This question is not so difficult but I have been quite fascinated with the way it was solved. It is stated as follow:
Given n students participating in a contest of m questions. At each stage, a student may choose to do the question in English or German or skip it. For every two questions, there exists a student who chooses to do both the questions and do them in different languages. What is the largest value that m can take
Hint: The answer to this question is $m \le 2^n$, you might expect where the binary system is used
I solved this problem, using mathematical induction. However, the solution using probability simply looks better! Any solution is appreciated!

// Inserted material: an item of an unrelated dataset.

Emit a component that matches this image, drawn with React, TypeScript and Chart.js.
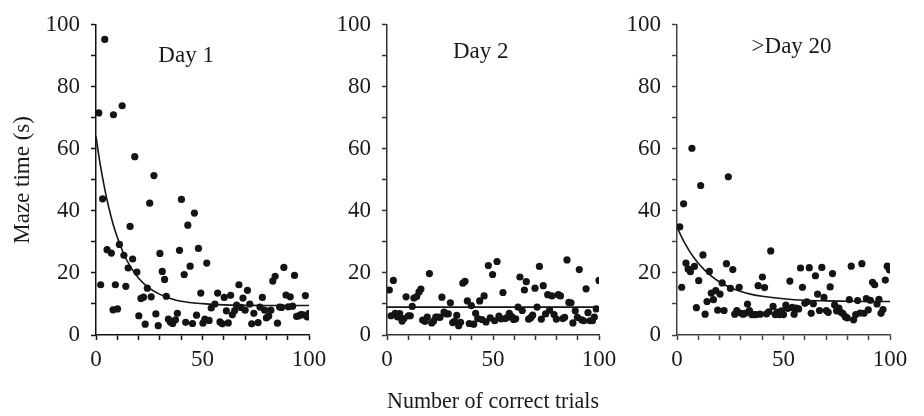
import React, { useEffect, useRef } from "react";
import { Chart, registerables } from "chart.js";

Chart.register(...registerables);

// ---------- data ----------
const day1X = [1.3, 2.2, 3.1, 4.1, 5.2, 7.2, 8.0, 8.2, 9.1, 10.1, 11.0, 12.3, 13.1, 14.0, 15.1, 16.0, 17.2, 18.2, 19.2, 20.1, 21.1, 22.3, 23.1, 24.1, 25.2, 25.9, 27.2, 28.1, 29.2, 30.0, 31.1, 32.2, 33.0, 34.0, 34.9, 36.0, 37.3, 38.2, 39.2, 40.1, 41.4, 42.1, 43.1, 44.2, 45.3, 46.2, 47.2, 48.1, 49.2, 50.2, 51.1, 52.0, 53.1, 54.1, 55.8, 57.1, 58.2, 59.3, 60.2, 61.2, 62.1, 63.2, 64.0, 65.1, 66.0, 67.1, 68.1, 69.0, 70.0, 71.1, 72.2, 73.1, 74.1, 76.1, 77.0, 78.1, 79.2, 80.0, 81.1, 82.1, 83.0, 84.1, 85.2, 86.2, 87.1, 88.2, 89.2, 90.3, 91.2, 92.3, 93.2, 94.2, 95.3, 96.2, 97.2, 98.3, 99.2, 100];
const day1Y = [71.6, 16.2, 43.9, 95.3, 27.5, 26.4, 8.1, 71.0, 16.2, 8.4, 29.2, 73.9, 25.7, 15.7, 21.6, 35.0, 24.5, 57.5, 20.3, 6.2, 11.8, 12.2, 3.5, 15.1, 42.5, 12.3, 51.4, 6.8, 3.0, 26.3, 20.5, 17.9, 12.5, 5.1, 4.2, 3.7, 4.9, 7.0, 27.3, 43.7, 19.5, 4.1, 35.4, 22.2, 3.7, 39.3, 6.4, 27.9, 13.5, 3.8, 5.1, 23.2, 4.7, 8.7, 10.0, 13.5, 4.2, 3.6, 12.1, 7.8, 3.9, 12.8, 6.5, 7.9, 9.6, 16.2, 8.9, 11.9, 8.0, 14.4, 10.0, 3.6, 7.0, 4.0, 9.0, 12.1, 8.0, 5.5, 6.1, 8.0, 17.4, 18.9, 3.8, 9.0, 8.9, 21.8, 12.9, 9.1, 12.3, 9.3, 19.2, 6.0, 6.2, 6.6, 6.5, 12.7, 5.8, 7.0];

const day2X = [1.1, 1.9, 3.0, 3.9, 5.0, 6.0, 7.1, 8.0, 9.0, 10.1, 11.0, 11.9, 12.7, 14.0, 15.1, 16.0, 16.8, 17.9, 19.0, 20.0, 21.1, 22.0, 23.0, 24.1, 25.0, 25.9, 26.9, 28.0, 28.9, 29.9, 31.0, 31.9, 32.9, 33.8, 34.7, 35.8, 36.8, 37.9, 38.8, 39.8, 40.9, 41.8, 42.8, 43.7, 44.8, 45.8, 46.7, 47.8, 48.7, 49.8, 50.8, 51.9, 52.8, 53.8, 54.7, 55.8, 56.8, 57.7, 58.8, 59.7, 60.7, 61.8, 62.7, 63.8, 64.8, 65.7, 66.8, 67.8, 68.7, 69.8, 70.8, 71.9, 72.8, 73.7, 74.8, 75.8, 76.7, 77.8, 78.8, 79.9, 80.8, 81.8, 82.9, 83.8, 84.9, 85.8, 86.8, 87.7, 88.8, 89.8, 90.7, 91.8, 92.8, 93.9, 94.8, 95.8, 96.9, 97.8, 98.7, 100];
const day2Y = [14.5, 6.2, 17.6, 7.0, 5.8, 6.9, 4.5, 5.3, 12.3, 6.2, 6.2, 9.2, 11.9, 12.4, 13.9, 14.8, 4.8, 4.4, 5.8, 19.8, 3.9, 4.5, 5.8, 5.8, 5.7, 12.2, 7.4, 6.8, 6.8, 10.4, 4.0, 4.4, 6.3, 3.0, 4.1, 16.7, 17.3, 11.0, 3.7, 9.5, 3.5, 7.0, 5.3, 11.0, 5.0, 12.6, 4.2, 22.4, 5.5, 19.5, 4.6, 23.7, 6.1, 5.2, 13.7, 5.3, 5.7, 7.0, 5.9, 5.0, 5.2, 9.0, 18.7, 7.9, 14.5, 17.2, 5.1, 5.6, 6.4, 15.1, 9.0, 22.1, 5.1, 15.9, 6.8, 13.0, 8.0, 12.6, 6.6, 5.1, 13.0, 12.6, 5.3, 5.7, 24.2, 10.5, 10.4, 3.9, 7.8, 5.7, 21.1, 4.9, 4.6, 14.9, 7.2, 4.6, 4.6, 5.8, 8.4, 17.6];

const day20X = [1.3, 2.2, 3.1, 4.2, 5.2, 6.3, 7.0, 8.2, 9.1, 10.2, 11.1, 12.2, 13.2, 14.1, 15.2, 16.1, 17.1, 18.2, 19.1, 20.2, 21.2, 22.1, 23.2, 24.1, 25.1, 26.2, 27.1, 28.1, 29.2, 30.1, 31.0, 32.1, 33.1, 34.0, 35.1, 36.1, 37.0, 38.1, 39.0, 40.1, 41.1, 42.0, 43.1, 44.0, 45.1, 46.1, 47.0, 48.1, 49.1, 50.0, 51.1, 52.0, 53.0, 54.1, 55.0, 56.0, 57.1, 58.0, 58.9, 60.0, 61.0, 62.1, 63.0, 64.0, 65.0, 66.0, 66.9, 68.0, 69.0, 70.1, 71.0, 71.9, 73.0, 74.0, 74.9, 76.0, 77.0, 77.9, 79.0, 79.9, 80.9, 81.8, 82.9, 83.9, 84.8, 85.9, 86.8, 87.8, 88.9, 89.8, 90.8, 91.8, 92.8, 93.9, 94.8, 95.8, 96.7, 97.8, 98.7, 99.7];
const day20Y = [34.9, 15.4, 42.3, 23.2, 21.3, 20.4, 60.2, 22.1, 8.8, 17.5, 48.2, 25.8, 6.7, 10.8, 20.5, 13.5, 11.4, 14.3, 8.0, 13.2, 16.8, 7.9, 23.0, 51.0, 15.0, 21.1, 6.7, 7.9, 15.4, 7.0, 6.7, 7.0, 10.0, 7.9, 6.6, 6.6, 6.6, 15.9, 6.7, 18.7, 15.3, 6.8, 7.5, 27.1, 9.2, 6.6, 7.4, 6.6, 7.8, 6.6, 9.6, 8.6, 17.4, 8.9, 6.7, 8.7, 8.4, 21.6, 15.4, 10.2, 10.7, 21.7, 7.0, 10.1, 19.1, 13.2, 7.9, 21.8, 12.1, 7.9, 7.3, 15.5, 19.8, 9.7, 7.8, 8.7, 7.3, 6.9, 5.9, 5.5, 11.4, 22.2, 4.9, 6.6, 11.1, 7.1, 23.0, 7.0, 11.7, 8.1, 11.2, 17.0, 16.2, 10.0, 11.5, 7.0, 8.2, 17.7, 22.2, 21.0];

// fitted curves
const fit1X = [0, 2, 4, 6, 8, 10, 13, 16, 20, 25, 30, 35, 40, 50, 60, 70, 80, 90, 100];
const fit1Y = [64, 54.9, 47.4, 41.1, 35.8, 31.5, 26.2, 22.2, 18.3, 15.1, 13.1, 11.8, 10.9, 10.1, 9.7, 9.6, 9.5, 9.5, 9.5];
const fit2X = [0, 100];
const fit2Y = [9, 9];
const fit3X = [0, 2, 4, 6, 8, 10, 13, 16, 20, 25, 30, 35, 40, 50, 60, 70, 80, 90, 100];
const fit3Y = [34.8, 31.8, 29.2, 26.9, 24.9, 23.1, 20.9, 19.1, 17.1, 15.3, 14.0, 13.1, 12.5, 11.7, 11.2, 11.0, 10.9, 10.8, 10.8];

const panelLabels = ["Day 1", "Day 2", ">Day 20"];
const yAxisTitle = "Maze time (s)";
const xAxisTitle = "Number of correct trials";

// ---------- layout / style ----------
const FONT = "'Liberation Serif', 'Times New Roman', Times, serif";
const TEXT = "#1a1a1a";

type PanelProps = {
  left: number;
  width: number;
  axisWidth: number;
  padRight: number;
  xs: number[];
  ys: number[];
  fx: number[];
  fy: number[];
  label: string;
  labelAt: [number, number];
  axisColor: string;
  showYTitle: boolean;
  showXTitle: boolean;
};

function Panel(p: PanelProps) {
  const ref = useRef<HTMLCanvasElement>(null);
  useEffect(() => {
    if (!ref.current) return;
    const labelPlugin = {
      id: "panelLabel",
      afterDatasetsDraw(chart: any) {
        const { ctx, scales } = chart;
        ctx.save();
        ctx.font = `23px ${FONT}`;
        ctx.fillStyle = TEXT;
        ctx.textAlign = "center";
        ctx.textBaseline = "middle";
        ctx.fillText(
          p.label,
          scales.x.getPixelForValue(p.labelAt[0]),
          scales.y.getPixelForValue(p.labelAt[1])
        );
        ctx.restore();
      },
    };
    const chart = new Chart(ref.current, {
      type: "scatter",
      data: {
        datasets: [
          {
            data: p.xs.map((v, i) => ({ x: v, y: p.ys[i] })),
            pointRadius: 3.6,
            pointBackgroundColor: "#141414",
            pointBorderWidth: 0,
            showLine: false,
          } as any,
          {
            type: "line",
            data: p.fx.map((v, i) => ({ x: v, y: p.fy[i] })),
            borderColor: "#141414",
            borderWidth: 1.6,
            pointRadius: 0,
            cubicInterpolationMode: "monotone",
            fill: false,
          } as any,
        ],
      },
      options: {
        responsive: false,
        animation: false,
        devicePixelRatio: 1,
        layout: { padding: { left: 0, right: p.padRight, top: 17, bottom: 0 } },
        plugins: { legend: { display: false }, tooltip: { enabled: false } },
        scales: {
          x: {
            type: "linear",
            min: 0,
            max: 100,
            ticks: {
              stepSize: 10,
              autoSkip: false,
              maxRotation: 0,
              padding: 6,
              color: TEXT,
              font: { family: FONT, size: 23 },
              callback: (v: any) => (Number(v) % 50 === 0 ? String(v) : ""),
            },
            grid: {
              display: true,
              drawOnChartArea: false,
              drawTicks: true,
              tickLength: 5,
              tickColor: p.axisColor,
              tickWidth: 1.5,
            },
            border: { display: true, color: p.axisColor, width: 1.5 },
            title: {
              display: p.showXTitle,
              text: xAxisTitle,
              color: TEXT,
              font: { family: FONT, size: 23 },
              padding: { top: 0, bottom: 0 },
            },
            afterFit: (s: any) => {
              s.height = 81;
            },
          },
          y: {
            type: "linear",
            min: 0,
            max: 100,
            ticks: {
              stepSize: 10,
              padding: 11,
              color: TEXT,
              font: { family: FONT, size: 23 },
              callback: (v: any) => (Number(v) % 20 === 0 ? String(v) : ""),
            },
            grid: {
              display: true,
              drawOnChartArea: false,
              drawTicks: true,
              tickLength: 5,
              tickColor: p.axisColor,
              tickWidth: 1.5,
            },
            border: { display: true, color: p.axisColor, width: 1.5 },
            title: {
              display: p.showYTitle,
              text: yAxisTitle,
              color: TEXT,
              font: { family: FONT, size: 23 },
              padding: { top: 9, bottom: 0 },
            },
            afterFit: (s: any) => {
              s.width = p.axisWidth;
            },
          },
        },
      } as any,
      plugins: [labelPlugin],
    });
    return () => chart.destroy();
  }, []);
  return (
    <canvas
      ref={ref}
      width={p.width}
      height={416}
      style={{ position: "absolute", left: p.left, top: 0, width: p.width, height: 416, display: "block" }}
    />
  );
}

export default function App() {
  return (
    <div style={{ position: "absolute", left: 0, top: 0, width: 924, height: 416, background: "#ffffff" }}>
      <Panel left={0} width={334} axisWidth={96} padRight={25} xs={day1X} ys={day1Y} fx={fit1X} fy={fit1Y}
        label={panelLabels[0]} labelAt={[42.3, 89.8]} axisColor="#111111" showYTitle={true} showXTitle={false} />
      <Panel left={334} width={290} axisWidth={53} padRight={25} xs={day2X} ys={day2Y} fx={fit2X} fy={fit2Y}
        label={panelLabels[1]} labelAt={[44.2, 91.4]} axisColor="#333333" showYTitle={false} showXTitle={true} />
      <Panel left={624} width={300} axisWidth={53} padRight={34} xs={day20X} ys={day20Y} fx={fit3X} fy={fit3Y}
        label={panelLabels[2]} labelAt={[53.8, 92.8]} axisColor="#444444" showYTitle={false} showXTitle={false} />
    </div>
  );
}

There is a very simple solution with binary sequences and the pigeonhole principle.
Imagine a table whose rows are indexed by the $m$ questions, the columns are indexed by the $n$ students, and the entry for question $q$ and student $p$ is determined as follows:
If $p$ did not answer $q$, or $p$ answered $q$ in English, then the entry is $0$.
If $p$ answered $q$ in German, then entry is $1$.
Each question $q$ now has a row of $0$'s and $1$'s associated with it. I claim that any two different questions must have different binary sequences. Indeed, for every pair of questions, there exists a student whose answered one question in English and the other in German, implying one of the sequences has a $0$ in that place and other as a $1$.
Since there are $2^n$ possible binary sequences, and each of the $m$ questions has a different one, it must be the case that $m\le 2^n$. (This can be seen as an application of the pigeonhole principle; if you assumed $m\ge 2^n+1$, then having the questions be pigeons and the sequences be pigeonholes, then you would have two pigeons in the same hole, contradicting what was established before).